Goal
The material below should be written out in full and exactly; pictures stay out of the copy.

==== Data segment ====

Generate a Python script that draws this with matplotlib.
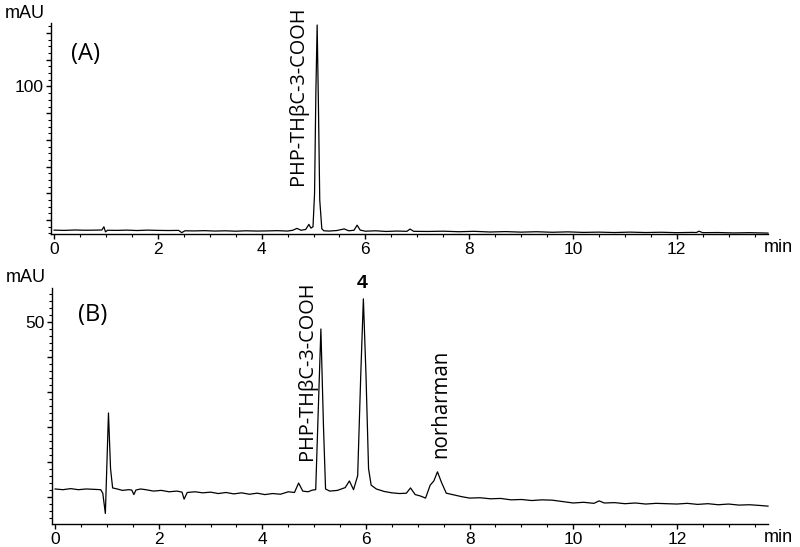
import matplotlib
matplotlib.use("Agg")
import matplotlib.pyplot as plt
from matplotlib.ticker import MultipleLocator, FixedLocator, FuncFormatter

# ---- data (time in min, signal in mAU) ----
time_a = [0.00, 0.2, 0.4, 0.6, 0.8, 0.92, 0.96, 0.99, 1.03, 1.2, 1.4, 1.6, 1.8, 2.0, 2.2,
          2.40, 2.46, 2.52, 2.7, 2.9, 3.1, 3.3, 3.5, 3.7, 3.9, 4.1, 4.3, 4.5, 4.6, 4.68,
          4.76, 4.85, 4.91, 4.95, 4.99, 5.02, 5.045, 5.07, 5.095, 5.12, 5.16, 5.2, 5.3,
          5.45, 5.59, 5.68, 5.78, 5.84, 5.9, 6.0, 6.2, 6.4, 6.6, 6.8, 6.86, 6.93, 7.2,
          7.5, 7.8, 8.1, 8.4, 8.7, 9.0, 9.3, 9.6, 9.9, 10.2, 10.5, 10.8, 11.1, 11.4,
          11.7, 12.0, 12.3, 12.38, 12.43, 12.5, 12.8, 13.1, 13.4, 13.76]
signal_a = [-7.5, -7.7, -7.4, -7.6, -7.5, -7.4, -5.0, -8.8, -7.6, -7.7, -7.5, -7.8, -7.5, -7.7, -7.8,
            -7.7, -9.4, -8.0, -8.1, -7.9, -8.2, -8.0, -8.3, -8.0, -8.2, -8.1, -7.9, -8.2, -7.6, -6.2,
            -7.6, -7.0, -3.2, -6.0, -5.0, 20.0, 95.0, 146.0, 85.0, 15.0, -6.5, -8.0, -8.2,
            -7.8, -6.6, -8.0, -7.6, -3.8, -7.5, -8.3, -8.0, -8.5, -8.2, -8.4, -6.7, -8.4, -8.5,
            -8.3, -8.7, -8.4, -8.9, -8.6, -9.0, -8.7, -9.1, -8.8, -9.2, -9.0, -9.3, -9.0, -9.3,
            -9.1, -9.4, -9.2, -9.3, -8.3, -9.4, -9.3, -9.6, -9.4, -9.7]

time_b = [0.00, 0.15, 0.3, 0.45, 0.6, 0.75, 0.88, 0.92, 0.97, 1.03, 1.07, 1.11, 1.2, 1.3, 1.42,
          1.48, 1.52, 1.56, 1.65, 1.75, 1.9, 2.05, 2.2, 2.35, 2.45, 2.49, 2.55, 2.7, 2.85, 3.0,
          3.15, 3.3, 3.45, 3.6, 3.75, 3.9, 4.05, 4.2, 4.35, 4.5, 4.62, 4.70, 4.78, 4.88, 4.97,
          5.03, 5.08, 5.13, 5.18, 5.22, 5.3, 5.45, 5.6, 5.68, 5.76, 5.84, 5.9, 5.95, 6.0,
          6.05, 6.1, 6.2, 6.35, 6.5, 6.65, 6.78, 6.86, 6.95, 7.05, 7.15, 7.24, 7.31, 7.38,
          7.46, 7.55, 7.7, 7.85, 8.0, 8.2, 8.4, 8.6, 8.8, 9.0, 9.2, 9.4, 9.6, 9.8, 10.0,
          10.2, 10.4, 10.5, 10.6, 10.8, 11.0, 11.2, 11.4, 11.6, 11.8, 12.0, 12.2, 12.4,
          12.6, 12.8, 13.0, 13.2, 13.4, 13.6, 13.76]
signal_b = [2.2, 2.0, 2.3, 2.0, 2.2, 2.1, 2.0, 1.0, -4.8, 23.9, 8.0, 2.5, 2.2, 1.8, 2.0,
            1.9, 0.6, 1.9, 2.2, 2.0, 1.6, 1.8, 1.4, 1.6, 1.3, -0.7, 1.2, 1.4, 1.1, 1.3,
            0.9, 1.2, 0.8, 1.1, 0.7, 1.0, 0.6, 0.9, 0.7, 1.4, 1.2, 3.9, 1.6, 1.4, 1.9,
            2.0, 25.0, 47.9, 20.0, 2.2, 1.6, 1.8, 2.6, 4.5, 2.0, 6.0, 35.0, 56.5, 35.0,
            8.0, 3.3, 2.2, 1.5, 1.1, 0.9, 1.0, 2.5, 0.6, 0.2, -0.4, 3.3, 4.5, 7.1,
            4.0, 1.0, 0.5, 0.0, -0.4, -0.3, -0.6, -0.5, -0.9, -0.8, -1.1, -0.9, -1.0, -1.4, -1.8,
            -1.6, -1.9, -1.2, -1.8, -1.7, -2.0, -1.8, -2.1, -1.9, -2.0, -2.1, -1.9, -2.2,
            -2.0, -2.3, -2.1, -2.4, -2.3, -2.5, -2.7]

panel_labels = ["(A)", "(B)"]
peak_label_main = "PHP-THβC-3-COOH"
peak_label_4 = "4"
peak_label_norharman = "norharman"
x_ticks = [0, 2, 4, 6, 8, 10, 12]

tick_font = "Liberation Sans"
label_font = "Open Sans"

fig = plt.figure(figsize=(8.0, 5.47), dpi=100)

W, H = 800.0, 547.0
def axes_px(left, top, right, bottom):
    return fig.add_axes([left / W, 1 - bottom / H, (right - left) / W, (bottom - top) / H])

axA = axes_px(51, 23, 768, 234)
axB = axes_px(52, 288, 768, 524)

xlim = (-0.06, 13.76)

def style(ax, ylim, major_step, minor_step, labeled):
    ax.set_xlim(*xlim)
    ax.set_ylim(*ylim)
    for s in ("top", "right"):
        ax.spines[s].set_visible(False)
    for s in ("left", "bottom"):
        ax.spines[s].set_linewidth(1.0)
    ax.xaxis.set_major_locator(FixedLocator(x_ticks))
    ax.xaxis.set_minor_locator(MultipleLocator(0.5))
    ax.yaxis.set_major_locator(MultipleLocator(major_step))
    ax.yaxis.set_minor_locator(MultipleLocator(minor_step))
    ax.yaxis.set_major_formatter(FuncFormatter(lambda v, p: f"{int(round(v))}" if abs(v - labeled) < 1e-6 else ""))
    ax.tick_params(axis="both", which="major", direction="out", length=3.5, width=1.0,
                   labelsize=12.5, pad=2)
    ax.tick_params(axis="both", which="minor", direction="out", length=2, width=0.8)
    for lab in ax.get_xticklabels() + ax.get_yticklabels():
        lab.set_fontfamily(tick_font)
    ax.patch.set_alpha(0)
    hpx = ax.get_position().height * H
    ax.text(-0.064, 1.0 + 10 / hpx, "mAU", transform=ax.transAxes,
            ha="left", va="center", fontsize=13, family=tick_font)
    ax.text(0.994, -13 / hpx, "min", transform=ax.transAxes,
            ha="left", va="center", fontsize=13, family=tick_font, clip_on=False)

style(axA, (-10.4, 147.5), 20, 5, 100)
style(axB, (-7.8, 59.6), 10, 2, 50)

axA.plot(time_a, signal_a, color="black", lw=0.9, clip_on=False)
axB.plot(time_b, signal_b, color="black", lw=0.9, clip_on=False)

# panel labels
axA.text(0.32, 124, panel_labels[0], fontsize=17, family=label_font, ha="left", va="center")
axB.text(0.44, 52, panel_labels[1], fontsize=17, family=label_font, ha="left", va="center")

# peak annotations
axA.text(4.70, 26, peak_label_main, rotation=90, fontsize=14.3, family=label_font,
         ha="center", va="bottom", clip_on=False)
axB.text(4.87, 10.5, peak_label_main, rotation=90, fontsize=14.3, family=label_font,
         ha="center", va="bottom", clip_on=False)
axB.text(5.93, 60.8, peak_label_4, fontsize=14, fontweight="bold", family=tick_font,
         ha="center", va="center", clip_on=False)
axB.text(7.44, 11, peak_label_norharman, rotation=90, fontsize=14.8, family=label_font,
         ha="center", va="bottom", clip_on=False)

fig.savefig("out.png", dpi=100)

====

Problem solution
Generate a Python script that draws this with matplotlib.
import matplotlib
matplotlib.use("Agg")
import matplotlib.pyplot as plt
from matplotlib.ticker import MultipleLocator, FixedLocator, FuncFormatter

# ---- data (time in min, signal in mAU) ----
time_a = [0.00, 0.2, 0.4, 0.6, 0.8, 0.92, 0.96, 0.99, 1.03, 1.2, 1.4, 1.6, 1.8, 2.0, 2.2,
          2.40, 2.46, 2.52, 2.7, 2.9, 3.1, 3.3, 3.5, 3.7, 3.9, 4.1, 4.3, 4.5, 4.6, 4.68,
          4.76, 4.85, 4.91, 4.95, 4.99, 5.02, 5.045, 5.07, 5.095, 5.12, 5.16, 5.2, 5.3,
          5.45, 5.59, 5.68, 5.78, 5.84, 5.9, 6.0, 6.2, 6.4, 6.6, 6.8, 6.86, 6.93, 7.2,
          7.5, 7.8, 8.1, 8.4, 8.7, 9.0, 9.3, 9.6, 9.9, 10.2, 10.5, 10.8, 11.1, 11.4,
          11.7, 12.0, 12.3, 12.38, 12.43, 12.5, 12.8, 13.1, 13.4, 13.76]
signal_a = [-7.5, -7.7, -7.4, -7.6, -7.5, -7.4, -5.0, -8.8, -7.6, -7.7, -7.5, -7.8, -7.5, -7.7, -7.8,
            -7.7, -9.4, -8.0, -8.1, -7.9, -8.2, -8.0, -8.3, -8.0, -8.2, -8.1, -7.9, -8.2, -7.6, -6.2,
            -7.6, -7.0, -3.2, -6.0, -5.0, 20.0, 95.0, 146.0, 85.0, 15.0, -6.5, -8.0, -8.2,
            -7.8, -6.6, -8.0, -7.6, -3.8, -7.5, -8.3, -8.0, -8.5, -8.2, -8.4, -6.7, -8.4, -8.5,
            -8.3, -8.7, -8.4, -8.9, -8.6, -9.0, -8.7, -9.1, -8.8, -9.2, -9.0, -9.3, -9.0, -9.3,
            -9.1, -9.4, -9.2, -9.3, -8.3, -9.4, -9.3, -9.6, -9.4, -9.7]

time_b = [0.00, 0.15, 0.3, 0.45, 0.6, 0.75, 0.88, 0.92, 0.97, 1.03, 1.07, 1.11, 1.2, 1.3, 1.42,
          1.48, 1.52, 1.56, 1.65, 1.75, 1.9, 2.05, 2.2, 2.35, 2.45, 2.49, 2.55, 2.7, 2.85, 3.0,
          3.15, 3.3, 3.45, 3.6, 3.75, 3.9, 4.05, 4.2, 4.35, 4.5, 4.62, 4.70, 4.78, 4.88, 4.97,
          5.03, 5.08, 5.13, 5.18, 5.22, 5.3, 5.45, 5.6, 5.68, 5.76, 5.84, 5.9, 5.95, 6.0,
          6.05, 6.1, 6.2, 6.35, 6.5, 6.65, 6.78, 6.86, 6.95, 7.05, 7.15, 7.24, 7.31, 7.38,
          7.46, 7.55, 7.7, 7.85, 8.0, 8.2, 8.4, 8.6, 8.8, 9.0, 9.2, 9.4, 9.6, 9.8, 10.0,
          10.2, 10.4, 10.5, 10.6, 10.8, 11.0, 11.2, 11.4, 11.6, 11.8, 12.0, 12.2, 12.4,
          12.6, 12.8, 13.0, 13.2, 13.4, 13.6, 13.76]
signal_b = [2.2, 2.0, 2.3, 2.0, 2.2, 2.1, 2.0, 1.0, -4.8, 23.9, 8.0, 2.5, 2.2, 1.8, 2.0,
            1.9, 0.6, 1.9, 2.2, 2.0, 1.6, 1.8, 1.4, 1.6, 1.3, -0.7, 1.2, 1.4, 1.1, 1.3,
            0.9, 1.2, 0.8, 1.1, 0.7, 1.0, 0.6, 0.9, 0.7, 1.4, 1.2, 3.9, 1.6, 1.4, 1.9,
            2.0, 25.0, 47.9, 20.0, 2.2, 1.6, 1.8, 2.6, 4.5, 2.0, 6.0, 35.0, 56.5, 35.0,
            8.0, 3.3, 2.2, 1.5, 1.1, 0.9, 1.0, 2.5, 0.6, 0.2, -0.4, 3.3, 4.5, 7.1,
            4.0, 1.0, 0.5, 0.0, -0.4, -0.3, -0.6, -0.5, -0.9, -0.8, -1.1, -0.9, -1.0, -1.4, -1.8,
            -1.6, -1.9, -1.2, -1.8, -1.7, -2.0, -1.8, -2.1, -1.9, -2.0, -2.1, -1.9, -2.2,
            -2.0, -2.3, -2.1, -2.4, -2.3, -2.5, -2.7]

panel_labels = ["(A)", "(B)"]
peak_label_main = "PHP-THβC-3-COOH"
peak_label_4 = "4"
peak_label_norharman = "norharman"
x_ticks = [0, 2, 4, 6, 8, 10, 12]

tick_font = "Liberation Sans"
label_font = "Open Sans"

fig = plt.figure(figsize=(8.0, 5.47), dpi=100)

W, H = 800.0, 547.0
def axes_px(left, top, right, bottom):
    return fig.add_axes([left / W, 1 - bottom / H, (right - left) / W, (bottom - top) / H])

axA = axes_px(51, 23, 768, 234)
axB = axes_px(52, 288, 768, 524)

xlim = (-0.06, 13.76)

def style(ax, ylim, major_step, minor_step, labeled):
    ax.set_xlim(*xlim)
    ax.set_ylim(*ylim)
    for s in ("top", "right"):
        ax.spines[s].set_visible(False)
    for s in ("left", "bottom"):
        ax.spines[s].set_linewidth(1.0)
    ax.xaxis.set_major_locator(FixedLocator(x_ticks))
    ax.xaxis.set_minor_locator(MultipleLocator(0.5))
    ax.yaxis.set_major_locator(MultipleLocator(major_step))
    ax.yaxis.set_minor_locator(MultipleLocator(minor_step))
    ax.yaxis.set_major_formatter(FuncFormatter(lambda v, p: f"{int(round(v))}" if abs(v - labeled) < 1e-6 else ""))
    ax.tick_params(axis="both", which="major", direction="out", length=3.5, width=1.0,
                   labelsize=12.5, pad=2)
    ax.tick_params(axis="both", which="minor", direction="out", length=2, width=0.8)
    for lab in ax.get_xticklabels() + ax.get_yticklabels():
        lab.set_fontfamily(tick_font)
    ax.patch.set_alpha(0)
    hpx = ax.get_position().height * H
    ax.text(-0.064, 1.0 + 10 / hpx, "mAU", transform=ax.transAxes,
            ha="left", va="center", fontsize=13, family=tick_font)
    ax.text(0.994, -13 / hpx, "min", transform=ax.transAxes,
            ha="left", va="center", fontsize=13, family=tick_font, clip_on=False)

style(axA, (-10.4, 147.5), 20, 5, 100)
style(axB, (-7.8, 59.6), 10, 2, 50)

axA.plot(time_a, signal_a, color="black", lw=0.9, clip_on=False)
axB.plot(time_b, signal_b, color="black", lw=0.9, clip_on=False)

# panel labels
axA.text(0.32, 124, panel_labels[0], fontsize=17, family=label_font, ha="left", va="center")
axB.text(0.44, 52, panel_labels[1], fontsize=17, family=label_font, ha="left", va="center")

# peak annotations
axA.text(4.70, 26, peak_label_main, rotation=90, fontsize=14.3, family=label_font,
         ha="center", va="bottom", clip_on=False)
axB.text(4.87, 10.5, peak_label_main, rotation=90, fontsize=14.3, family=label_font,
         ha="center", va="bottom", clip_on=False)
axB.text(5.93, 60.8, peak_label_4, fontsize=14, fontweight="bold", family=tick_font,
         ha="center", va="center", clip_on=False)
axB.text(7.44, 11, peak_label_norharman, rotation=90, fontsize=14.8, family=label_font,
         ha="center", va="bottom", clip_on=False)

fig.savefig("out.png", dpi=100)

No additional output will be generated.